Contractors who attend career fairs, partner with vo-tech programmes, and offer structured apprenticeships are already reporting better results than those waiting for the workforce to find them.

What Canada's Trades Sector Can Learn

Canada faces a parallel workforce challenge. The skilled trades shortage in Ontario, Alberta, and British Columbia is well-documented, with provincial governments investing in Red Seal certification programmes and skilled trades promotion campaigns. The Lowe's Foundation commitment is US-focused, but Canadian HVAC businesses should watch its outcomes closely — particularly the community college partnership model, which maps well onto Canada's college system.

For Canadian contractors, the parallel question is: what is your provincial government doing on trades training investment, and are you engaged with those programmes?

Frequently Asked Questions

What is the HVAC workforce shortage in 2026?

The HVAC workforce shortage refers to the growing gap between the number of qualified HVACR technicians available and the number needed to meet industry demand.
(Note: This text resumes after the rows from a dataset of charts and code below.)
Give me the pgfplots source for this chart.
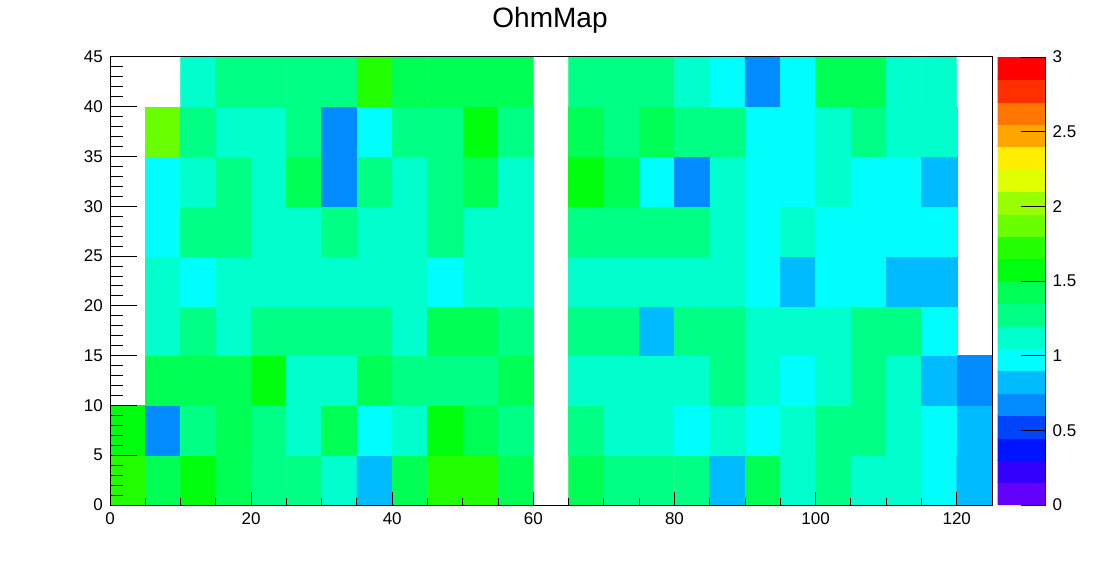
\documentclass[border=0pt]{standalone}
\usepackage{fontspec}
\setmainfont{Liberation Sans}
\usepackage{pgfplots}
\pgfplotsset{compat=1.18}
\pgfplotsset{
  colormap={ohm}{
    rgb255=(99,0,255) rgb255=(51,0,255) rgb255=(0,20,255) rgb255=(0,68,255)
    rgb255=(0,139,255) rgb255=(0,187,255) rgb255=(0,255,252) rgb255=(0,255,204)
    rgb255=(0,255,133) rgb255=(0,255,85) rgb255=(0,255,14) rgb255=(34,255,0)
    rgb255=(105,255,0) rgb255=(153,255,0) rgb255=(224,255,0) rgb255=(255,238,0)
    rgb255=(255,167,0) rgb255=(255,119,0) rgb255=(255,48,0) rgb255=(255,0,0)
  }
}
\begin{document}
\begin{tikzpicture}
\path[use as bounding box] (-110pt,-57pt) rectangle (992pt,505pt);
\begin{axis}[
  name=main,
  at={(0pt,0pt)}, anchor=south west,
  scale only axis, width=882pt, height=448pt,
  xmin=0, xmax=125, ymin=0, ymax=45,
  enlargelimits=false,
  axis on top,
  axis line style={line width=1pt},
  xtick={0,20,...,120}, minor x tick num=3,
  ytick={0,5,...,45}, minor y tick num=4,
  tick align=inside, xtick pos=left, ytick pos=left,
  every tick/.append style={line width=1pt, black},
  every major x tick/.append style={/pgfplots/major tick length=13.4pt},
  every minor x tick/.append style={/pgfplots/minor tick length=6.7pt},
  every major y tick/.append style={/pgfplots/major tick length=26.5pt},
  every minor y tick/.append style={/pgfplots/minor tick length=13.2pt},
  /pgf/number format/assume math mode=true,
  tick label style={font=\fontsize{17}{20}\selectfont},
  xticklabel style={inner sep=0pt, yshift=-7pt},
  yticklabel style={inner sep=0pt, xshift=-7pt},
  colormap name=ohm,
  colormap access=piecewise constant,
  point meta min=0, point meta max=3,
  colorbar sampled,
  colorbar/width=48pt,
  colorbar style={
    at={(parent axis.north east)}, anchor=north west, xshift=-3pt,
    scale only axis, width=48pt, height=448pt,
    axis on top,
    samples=21,
    ymin=0, ymax=3,
    ytick={0,0.5,...,3}, minor y tick num=0,
    ytick pos=right, yticklabel pos=right,
    tick align=inside,
    major tick length=25pt,
    every major y tick/.append style={/pgfplots/major tick length=25pt},
    every tick/.append style={line width=1pt, black},
    axis line style={draw=none},
    /pgf/number format/assume math mode=true,
    tick label style={font=\fontsize{17}{20}\selectfont},
    yticklabel style={inner sep=0pt, xshift=7pt, anchor=west},
    extra description/.code={\draw[line width=1pt] (rel axis cs:1,0) -- (rel axis cs:1,1);},
  },
]
\addplot[matrix plot*, mesh/cols=25, point meta=explicit, unbounded coords=jump] table[meta=v] {
x y v
2.5 2.5 1.725
7.5 2.5 1.425
12.5 2.5 1.575
17.5 2.5 1.425
22.5 2.5 1.275
27.5 2.5 1.275
32.5 2.5 1.125
37.5 2.5 0.825
42.5 2.5 1.425
47.5 2.5 1.725
52.5 2.5 1.725
57.5 2.5 1.425
62.5 2.5 nan
67.5 2.5 1.425
72.5 2.5 1.275
77.5 2.5 1.275
82.5 2.5 1.275
87.5 2.5 0.825
92.5 2.5 1.425
97.5 2.5 1.125
102.5 2.5 1.275
107.5 2.5 1.125
112.5 2.5 1.125
117.5 2.5 0.975
122.5 2.5 0.825
2.5 7.5 1.575
7.5 7.5 0.675
12.5 7.5 1.275
17.5 7.5 1.425
22.5 7.5 1.275
27.5 7.5 1.125
32.5 7.5 1.425
37.5 7.5 0.975
42.5 7.5 1.125
47.5 7.5 1.575
52.5 7.5 1.425
57.5 7.5 1.275
62.5 7.5 nan
67.5 7.5 1.275
72.5 7.5 1.125
77.5 7.5 1.125
82.5 7.5 0.975
87.5 7.5 1.125
92.5 7.5 0.975
97.5 7.5 1.125
102.5 7.5 1.275
107.5 7.5 1.275
112.5 7.5 1.125
117.5 7.5 0.975
122.5 7.5 0.825
2.5 12.5 nan
7.5 12.5 1.425
12.5 12.5 1.425
17.5 12.5 1.425
22.5 12.5 1.575
27.5 12.5 1.125
32.5 12.5 1.125
37.5 12.5 1.425
42.5 12.5 1.275
47.5 12.5 1.275
52.5 12.5 1.275
57.5 12.5 1.425
62.5 12.5 nan
67.5 12.5 1.125
72.5 12.5 1.125
77.5 12.5 1.125
82.5 12.5 1.125
87.5 12.5 1.275
92.5 12.5 1.125
97.5 12.5 0.975
102.5 12.5 1.125
107.5 12.5 1.275
112.5 12.5 1.125
117.5 12.5 0.825
122.5 12.5 0.675
2.5 17.5 nan
7.5 17.5 1.125
12.5 17.5 1.275
17.5 17.5 1.125
22.5 17.5 1.275
27.5 17.5 1.275
32.5 17.5 1.275
37.5 17.5 1.275
42.5 17.5 1.125
47.5 17.5 1.425
52.5 17.5 1.425
57.5 17.5 1.275
62.5 17.5 nan
67.5 17.5 1.275
72.5 17.5 1.275
77.5 17.5 0.825
82.5 17.5 1.275
87.5 17.5 1.275
92.5 17.5 1.125
97.5 17.5 1.125
102.5 17.5 1.125
107.5 17.5 1.275
112.5 17.5 1.275
117.5 17.5 0.975
122.5 17.5 nan
2.5 22.5 nan
7.5 22.5 1.125
12.5 22.5 0.975
17.5 22.5 1.125
22.5 22.5 1.125
27.5 22.5 1.125
32.5 22.5 1.125
37.5 22.5 1.125
42.5 22.5 1.125
47.5 22.5 0.975
52.5 22.5 1.125
57.5 22.5 1.125
62.5 22.5 nan
67.5 22.5 1.125
72.5 22.5 1.125
77.5 22.5 1.125
82.5 22.5 1.125
87.5 22.5 1.125
92.5 22.5 0.975
97.5 22.5 0.825
102.5 22.5 0.975
107.5 22.5 0.975
112.5 22.5 0.825
117.5 22.5 0.825
122.5 22.5 nan
2.5 27.5 nan
7.5 27.5 0.975
12.5 27.5 1.275
17.5 27.5 1.275
22.5 27.5 1.125
27.5 27.5 1.125
32.5 27.5 1.275
37.5 27.5 1.125
42.5 27.5 1.125
47.5 27.5 1.275
52.5 27.5 1.125
57.5 27.5 1.125
62.5 27.5 nan
67.5 27.5 1.275
72.5 27.5 1.275
77.5 27.5 1.275
82.5 27.5 1.275
87.5 27.5 1.125
92.5 27.5 0.975
97.5 27.5 1.125
102.5 27.5 0.975
107.5 27.5 0.975
112.5 27.5 0.975
117.5 27.5 0.975
122.5 27.5 nan
2.5 32.5 nan
7.5 32.5 0.975
12.5 32.5 1.125
17.5 32.5 1.275
22.5 32.5 1.125
27.5 32.5 1.425
32.5 32.5 0.675
37.5 32.5 1.275
42.5 32.5 1.125
47.5 32.5 1.275
52.5 32.5 1.425
57.5 32.5 1.125
62.5 32.5 nan
67.5 32.5 1.575
72.5 32.5 1.425
77.5 32.5 0.975
82.5 32.5 0.675
87.5 32.5 1.125
92.5 32.5 0.975
97.5 32.5 0.975
102.5 32.5 1.125
107.5 32.5 0.975
112.5 32.5 0.975
117.5 32.5 0.825
122.5 32.5 nan
2.5 37.5 nan
7.5 37.5 1.875
12.5 37.5 1.275
17.5 37.5 1.125
22.5 37.5 1.125
27.5 37.5 1.275
32.5 37.5 0.675
37.5 37.5 0.975
42.5 37.5 1.275
47.5 37.5 1.275
52.5 37.5 1.575
57.5 37.5 1.275
62.5 37.5 nan
67.5 37.5 1.425
72.5 37.5 1.275
77.5 37.5 1.425
82.5 37.5 1.275
87.5 37.5 1.275
92.5 37.5 0.975
97.5 37.5 0.975
102.5 37.5 1.125
107.5 37.5 1.275
112.5 37.5 1.125
117.5 37.5 1.125
122.5 37.5 nan
2.5 42.5 nan
7.5 42.5 nan
12.5 42.5 1.125
17.5 42.5 1.275
22.5 42.5 1.275
27.5 42.5 1.275
32.5 42.5 1.275
37.5 42.5 1.725
42.5 42.5 1.425
47.5 42.5 1.425
52.5 42.5 1.425
57.5 42.5 1.425
62.5 42.5 nan
67.5 42.5 1.275
72.5 42.5 1.275
77.5 42.5 1.275
82.5 42.5 1.125
87.5 42.5 0.975
92.5 42.5 0.675
97.5 42.5 0.975
102.5 42.5 1.425
107.5 42.5 1.425
112.5 42.5 1.125
117.5 42.5 1.125
122.5 42.5 nan
};
\end{axis}
\node[anchor=base, font=\fontsize{28}{32}\selectfont, inner sep=0pt] at (440pt,477pt) {OhmMap};
\end{tikzpicture}
\end{document}
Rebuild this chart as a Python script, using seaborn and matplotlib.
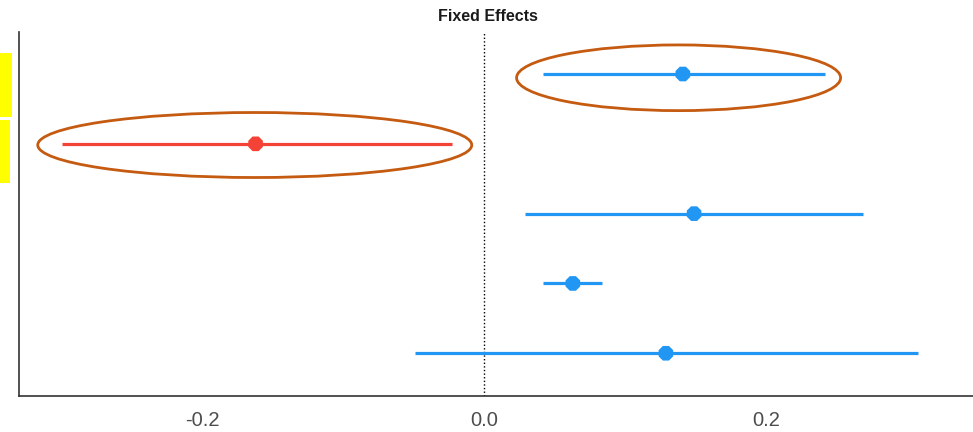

The BLS projects more than 40,000 new HVAC job openings annually through 2034, driven by growth and technician retirements.

What is the Lowe's Foundation skilled trades pledge?

The Lowe's Foundation pledged $250 million through its Gable Grants programme to train 250,000 skilled trade workers by 2035, funding community colleges and trade schools across the US with a focus on accelerated credential programmes in HVAC, plumbing, electrical, and carpentry.

How can HVAC contractors address the skills gap?

Effective approaches include partnering with community colleges and vocational schools, offering paid apprenticeships, recruiting at high school career fairs, and building internal training programmes that develop entry-level hires into certified technicians over 12 to 24 months.

How fast are HVAC jobs growing?

The US Bureau of Labor Statistics projects HVACR employment to grow 8% between 2024 and 2034 — faster than the average for all occupations — driven by new construction, equipment replacement demand, and the transition to heat pump and A2L refrigerant technology.